Most people think of business financing (such as loans or credit cards) as a tool you use when you want to expand to a new location, or as a life raft when a business is struggling. But financing can also function as a cash cushion, giving you valuable time in exchange for small fees (or, occasionally, no fee at all).
Use A Credit Card With A 0% APR Introductory Period
If you have a strong credit history, you may qualify for a business credit card with a 0% APR over the life of an introductory period—sometimes as long as 15 months.
That’s essentially a short-term loan with no interest payments—a deal you won’t find anyplace else. (Of course, once the introductory period ends, a rate based on your creditworthiness and the market rate kicks in, so be careful—it’s not interest-free forever.)
Some elite business credit cards with this offer will charge you 0% APR on both purchases and balance transfers, which means you’ll have two ways to build up a cash cushion during your offer:
- You can spread out the cost of major purchases over many months, rather than sinking all of your liquidity into your expenses all at once.
- You can transfer existing business debt from a credit card with a higher interest rate—and many credit cards will have a rate higher than 0%—over to your new card, reducing your interest payments and giving you more time to pay off what you owe.
Other business credit cards may have better rewards and perks, but for business owners who tend to carry a balance, a 0% APR card is an invaluable tool.
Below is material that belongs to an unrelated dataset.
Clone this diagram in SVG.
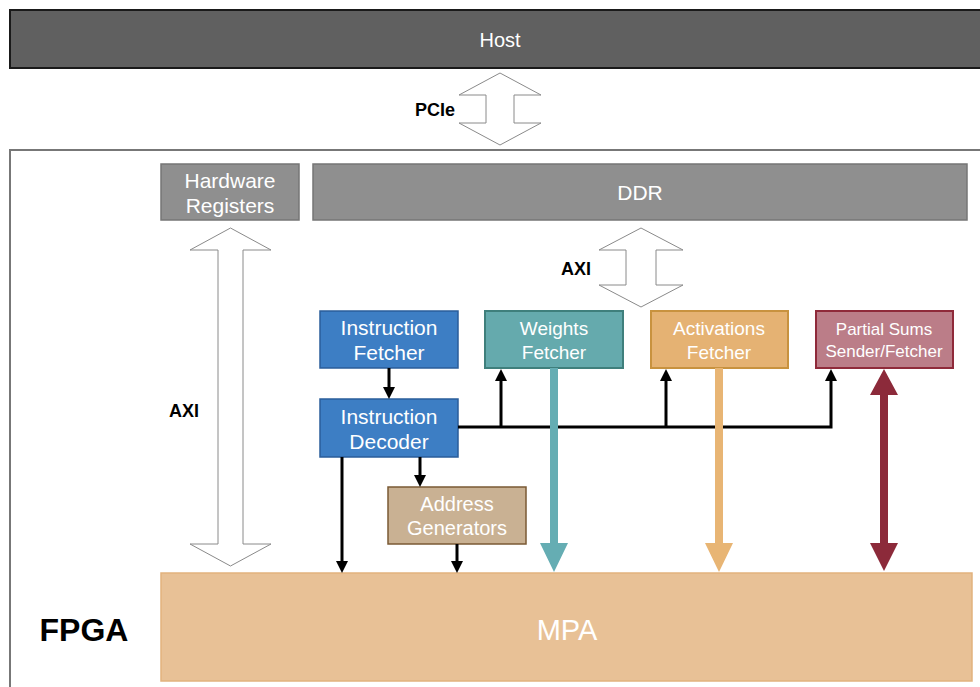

Use Invoice Financing To Get Paid Right Away
Inconsistency is the enemy of cash flow. And if your business extends trade credit, allowing customers to pay you later—sometimes beyond Net 30 or whatever your payment terms are—you know all about inconsistent payments.
Maybe your clients will pay you right away. Maybe they won’t. And meanwhile, you need to put spending on hold until the cash hits your bank account.
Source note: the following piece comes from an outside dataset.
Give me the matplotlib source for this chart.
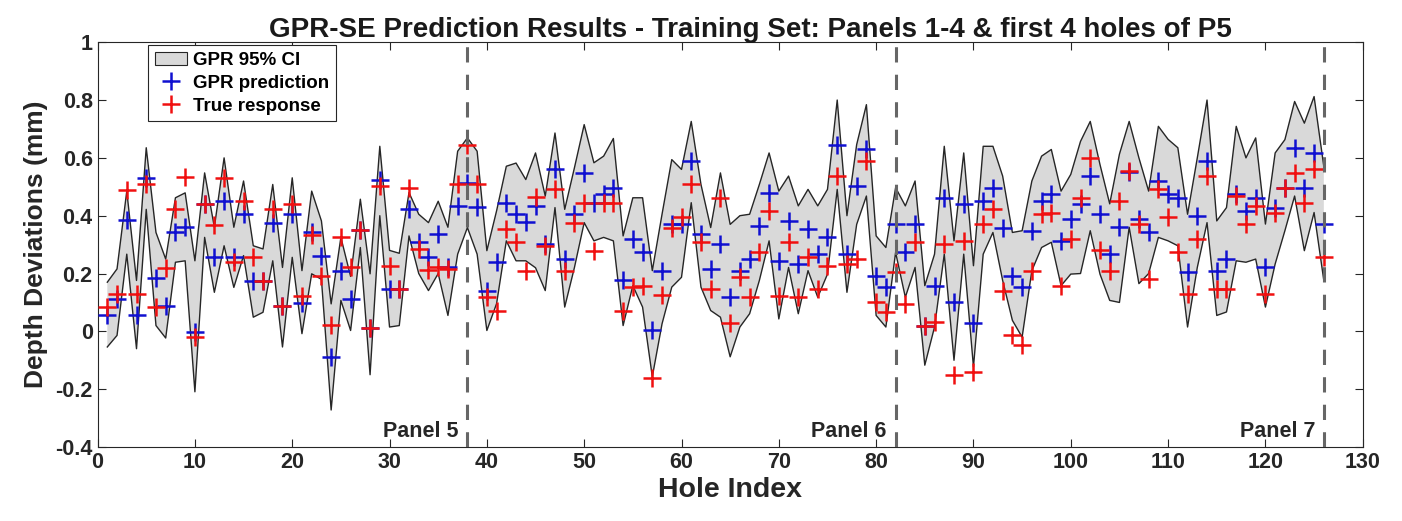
import matplotlib
matplotlib.use("Agg")
import matplotlib.pyplot as plt
import numpy as np
from matplotlib.patches import Patch
from matplotlib.lines import Line2D

plt.rcParams['font.family'] = ['Liberation Sans', 'DejaVu Sans']
plt.rcParams['font.weight'] = 'bold'

hole_index = list(range(1, 127))

gpr_prediction = [
    0.055, 0.112, 0.384, 0.055, 0.531, 0.184, 0.087, 0.342, 0.362, -0.002,
    0.44, 0.258, 0.45, 0.256, 0.406, 0.175, 0.175, 0.376, 0.089, 0.406,
    0.098, 0.345, 0.262, -0.088, 0.208, 0.112, 0.35, 0.01, 0.525, 0.147,
    0.147, 0.422, 0.308, 0.256, 0.336, 0.221, 0.434, 0.514, 0.431, 0.138,
    0.24, 0.443, 0.406, 0.377, 0.434, 0.302, 0.56, 0.25, 0.405, 0.548,
    0.445, 0.474, 0.497, 0.176, 0.319, 0.273, 0.006, 0.21, 0.37, 0.37,
    0.589, 0.336, 0.216, 0.302, 0.12, 0.21, 0.25, 0.365, 0.48, 0.244,
    0.382, 0.233, 0.353, 0.267, 0.325, 0.646, 0.267, 0.503, 0.629, 0.193,
    0.153, 0.37, 0.273, 0.373, 0.017, 0.158, 0.462, 0.101, 0.44, 0.029,
    0.451, 0.497, 0.359, 0.193, 0.153, 0.348, 0.451, 0.474, 0.313, 0.388,
    0.44, 0.537, 0.406, 0.267, 0.361, 0.55, 0.39, 0.342, 0.52, 0.476,
    0.462, 0.204, 0.4, 0.589, 0.21, 0.25, 0.474, 0.416, 0.462, 0.221,
    0.428, 0.497, 0.635, 0.497, 0.617, 0.373,
]

true_response = [
    0.084, 0.13, 0.488, 0.13, 0.51, 0.084, 0.22, 0.422, 0.533, -0.02,
    0.44, 0.368, 0.529, 0.239, 0.451, 0.258, 0.175, 0.422, 0.089, 0.44,
    0.124, 0.333, 0.193, 0.021, 0.327, 0.221, 0.35, 0.01, 0.503, 0.227,
    0.147, 0.497, 0.285, 0.212, 0.221, 0.216, 0.508, 0.646, 0.508, 0.12,
    0.072, 0.353, 0.31, 0.21, 0.464, 0.296, 0.491, 0.21, 0.376, 0.445,
    0.279, 0.445, 0.445, 0.072, 0.153, 0.158, -0.163, 0.127, 0.359, 0.394,
    0.508, 0.308, 0.147, 0.462, 0.03, 0.187, 0.118, 0.273, 0.416, 0.124,
    0.308, 0.118, 0.256, 0.147, 0.227, 0.537, 0.233, 0.25, 0.589, 0.101,
    0.067, 0.204, 0.095, 0.308, 0.017, 0.032, 0.302, -0.151, 0.313, -0.14,
    0.371, 0.422, 0.141, -0.014, -0.048, 0.21, 0.405, 0.411, 0.158, 0.319,
    0.462, 0.6, 0.283, 0.21, 0.451, 0.555, 0.371, 0.182, 0.491, 0.394,
    0.273, 0.13, 0.319, 0.537, 0.147, 0.147, 0.468, 0.371, 0.434, 0.13,
    0.411, 0.497, 0.548, 0.445, 0.56, 0.258,
]

ci_upper = [
    0.17, 0.216, 0.485, 0.176, 0.635, 0.342, 0.25, 0.462, 0.479, 0.244,
    0.548, 0.36, 0.6, 0.36, 0.52, 0.296, 0.285, 0.508, 0.221, 0.531,
    0.21, 0.485, 0.382, 0.095, 0.325, 0.19, 0.457, 0.199, 0.64, 0.28,
    0.27, 0.48, 0.405, 0.376, 0.45, 0.36, 0.623, 0.669, 0.623, 0.279,
    0.417, 0.571, 0.582, 0.525, 0.617, 0.468, 0.686, 0.422, 0.566, 0.715,
    0.583, 0.606, 0.667, 0.33, 0.462, 0.462, 0.21, 0.405, 0.594, 0.56,
    0.726, 0.508, 0.359, 0.548, 0.37, 0.4, 0.405, 0.508, 0.617, 0.485,
    0.537, 0.434, 0.491, 0.434, 0.491, 0.8, 0.4, 0.646, 0.784, 0.33,
    0.29, 0.497, 0.434, 0.52, 0.158, 0.267, 0.64, 0.313, 0.617, 0.227,
    0.64, 0.64, 0.537, 0.342, 0.348, 0.52, 0.606, 0.629, 0.485, 0.543,
    0.657, 0.726, 0.577, 0.441, 0.613, 0.726, 0.6, 0.485, 0.709, 0.664,
    0.635, 0.405, 0.6, 0.8, 0.382, 0.428, 0.709, 0.6, 0.669, 0.371,
    0.617, 0.663, 0.795, 0.72, 0.812, 0.57,
]

ci_lower = [
    -0.054, -0.014, 0.267, -0.06, 0.422, 0.02, -0.023, 0.239, 0.244, -0.209,
    0.325, 0.135, 0.296, 0.152, 0.262, 0.049, 0.066, 0.244, -0.054, 0.256,
    -0.008, 0.199, 0.18, -0.272, 0.107, 0.003, 0.29, -0.15, 0.4, 0.015,
    0.02, 0.33, 0.2, 0.141, 0.2, 0.055, 0.267, 0.359, 0.267, 0.003,
    0.096, 0.313, 0.244, 0.244, 0.22, 0.141, 0.428, 0.084, 0.221, 0.376,
    0.313, 0.325, 0.313, 0.02, 0.158, 0.084, -0.157, 0.026, 0.153, 0.187,
    0.445, 0.153, 0.072, 0.049, -0.088, 0.015, 0.061, 0.176, 0.313, 0.043,
    0.221, 0.061, 0.21, 0.118, 0.198, 0.491, 0.135, 0.37, 0.468, 0.055,
    0.015, 0.273, 0.118, 0.221, -0.117, 0.015, 0.267, -0.1, 0.267, -0.123,
    0.267, 0.342, 0.176, 0.038, -0.02, 0.21, 0.29, 0.308, 0.158, 0.198,
    0.2, 0.348, 0.198, 0.107, 0.1, 0.36, 0.165, 0.2, 0.325, 0.313,
    0.296, 0.015, 0.221, 0.376, 0.055, 0.067, 0.244, 0.239, 0.25, 0.084,
    0.233, 0.348, 0.468, 0.279, 0.411, 0.176,
]

panel_boundaries = [38, 82, 126]
panel_labels = ["Panel 5", "Panel 6", "Panel 7"]

x_ticks = list(range(0, 131, 10))
y_ticks = [-0.4, -0.2, 0, 0.2, 0.4, 0.6, 0.8, 1]
y_tick_labels = ["-0.4", "-0.2", "0", "0.2", "0.4", "0.6", "0.8", "1"]

dark = (0.15, 0.15, 0.15)
fig = plt.figure(figsize=(14.02, 5.21), dpi=100)
ax = fig.add_axes([0.0696, 0.142, 0.9024, 0.777])

x = np.array(hole_index)
ax.fill_between(x, ci_lower, ci_upper, facecolor=(0.85, 0.85, 0.85), edgecolor='none', zorder=1)
ax.plot(x, ci_upper, color=dark, lw=1.0, zorder=2)
ax.plot(x, ci_lower, color=dark, lw=1.0, zorder=2)
ax.plot(x, gpr_prediction, linestyle='none', marker='+', color='#1010d0', ms=13, mew=1.8, zorder=3)
ax.plot(x, true_response, linestyle='none', marker='+', color='#f01010', ms=13, mew=1.8, zorder=4)

for b, lab in zip(panel_boundaries, panel_labels):
    ax.axvline(b, color=(0.4, 0.4, 0.4), lw=2.2, linestyle=(0, (5, 4)), zorder=5)
    ax.text(b - 0.9, -0.345, lab, ha='right', va='center', fontsize=15.5,
            fontweight='bold', color=dark)

ax.set_xlim(0, 130)
ax.set_ylim(-0.4, 1)
ax.set_xticks(x_ticks)
ax.set_yticks(y_ticks)
ax.set_yticklabels(y_tick_labels)
ax.tick_params(direction='in', top=True, right=True, length=6, width=0.8,
               labelsize=15.5, colors=dark)
for lab in ax.get_xticklabels() + ax.get_yticklabels():
    lab.set_fontweight('bold')
for sp in ax.spines.values():
    sp.set_color(dark)
    sp.set_linewidth(0.8)

ax.set_xlabel("Hole Index", fontsize=20.5, fontweight='bold', color=dark, labelpad=3)
ax.set_ylabel("Depth Deviations (mm)", fontsize=19, fontweight='bold', color=dark, labelpad=5)
ax.set_title("GPR-SE Prediction Results - Training Set: Panels 1-4 & first 4 holes of P5",
             fontsize=20, fontweight='bold', color=(0.1, 0.1, 0.1), pad=4, x=0.516)

handles = [
    Patch(facecolor=(0.85, 0.85, 0.85), edgecolor=dark, lw=0.8),
    Line2D([], [], linestyle='none', marker='+', color='#1010d0', ms=13, mew=1.8),
    Line2D([], [], linestyle='none', marker='+', color='#f01010', ms=13, mew=1.8),
]
leg = ax.legend(handles, ["GPR 95% CI", "GPR prediction", "True response"],
                loc='upper left', bbox_to_anchor=(0.04, 0.992),
                prop={'weight': 'bold', 'size': 13.5}, frameon=True, fancybox=False,
                edgecolor=dark, framealpha=1, borderpad=0.35,
                labelspacing=0.3, handlelength=1.7, handletextpad=0.35, borderaxespad=0)
leg.get_frame().set_linewidth(0.8)

fig.savefig("out.png", dpi=100)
One way to remove the uncertainty from this situation is to use invoice financing, also known as accounts receivable financing.
This is a relatively affordable and responsible form of business financing. The lender advances you the majority of what you’re owed in an invoice, and sends the rest (minus interest payments and fees) once the client remits payment. Because the loan is secured by the invoice, the business owner doesn’t need to offer up additional collateral.
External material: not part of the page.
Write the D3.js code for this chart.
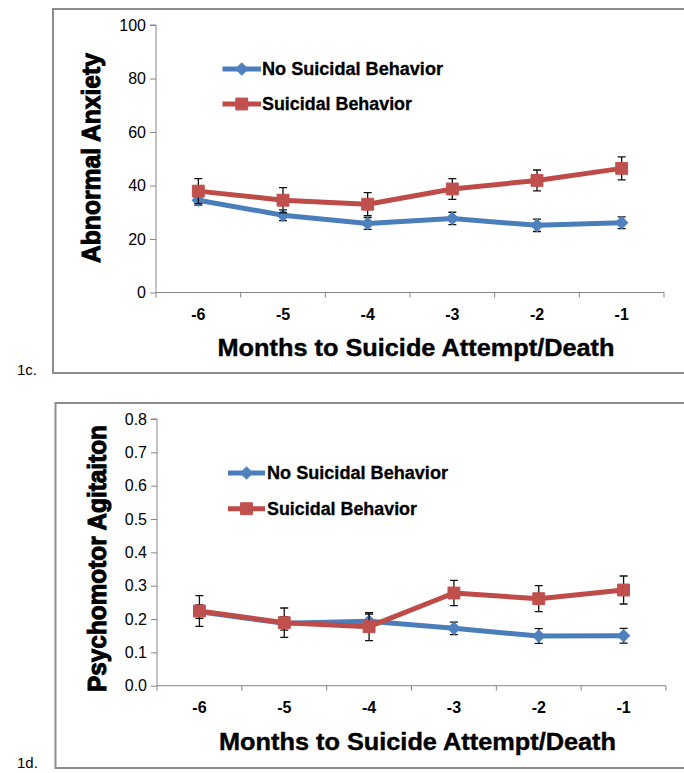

You can also use invoice factoring, where the lender buys the invoice from you at a discount. You’ll receive even less of your total owed sum this way, but the burden of collecting payment no longer falls to you either, freeing you up to pursue other opportunities.
With invoice financing or factoring, you can turn an outstanding invoice into capital in one day. That kind of consistency, to some business owners, is worth the fees.
Use Inventory Financing To Jump On Deals
Let’s say your business relies on securing raw materials or inventory from a third party—and suddenly, an excellent deal on what you need comes up. It would be such a boon for your business to get inventory at this price, but doing so requires laying out more money than you have on hand.
Here’s another example of that interplay between time and money. You could let this deal go by because you’re not liquid at the moment, or you could invest money in the inventory and hope that no other unexpected expenses emerge that you wouldn’t be able to cover.
Or, you could use inventory financing. With this option, a lender advances you the exact amount you need to pay for your inventory, and you pay them back plus interest over time. If you crunch the numbers, you might find that the loan will pay for itself, as the discounted price you paid for the inventory more than makes up for the interest payments.
Again, this form of financing is responsible—the inventory acts as the collateral, just in case you default—and removes uncertainty and waiting from the equation. This way, you can move decisively, without waiting for clients or other parties to dictate whether you’re going to make this investment. As a business owner, it doesn’t get more empowering than that.
Entrepreneurs deal with risk and reward every day. Whether they’re taking out loans to fund an expansion, experimenting with new technology, or making their first hires, every business owner knows that each decision could swing their venture’s financial fortunes in either direction.
The choice to use financing to remove inconsistency and speed up their operations is just another decision business owners have to make. Even if you don’t go down that road today, it’s good to know that there are financing options out there that can help you save time—which, eventually, could help you get a return on your investment as well.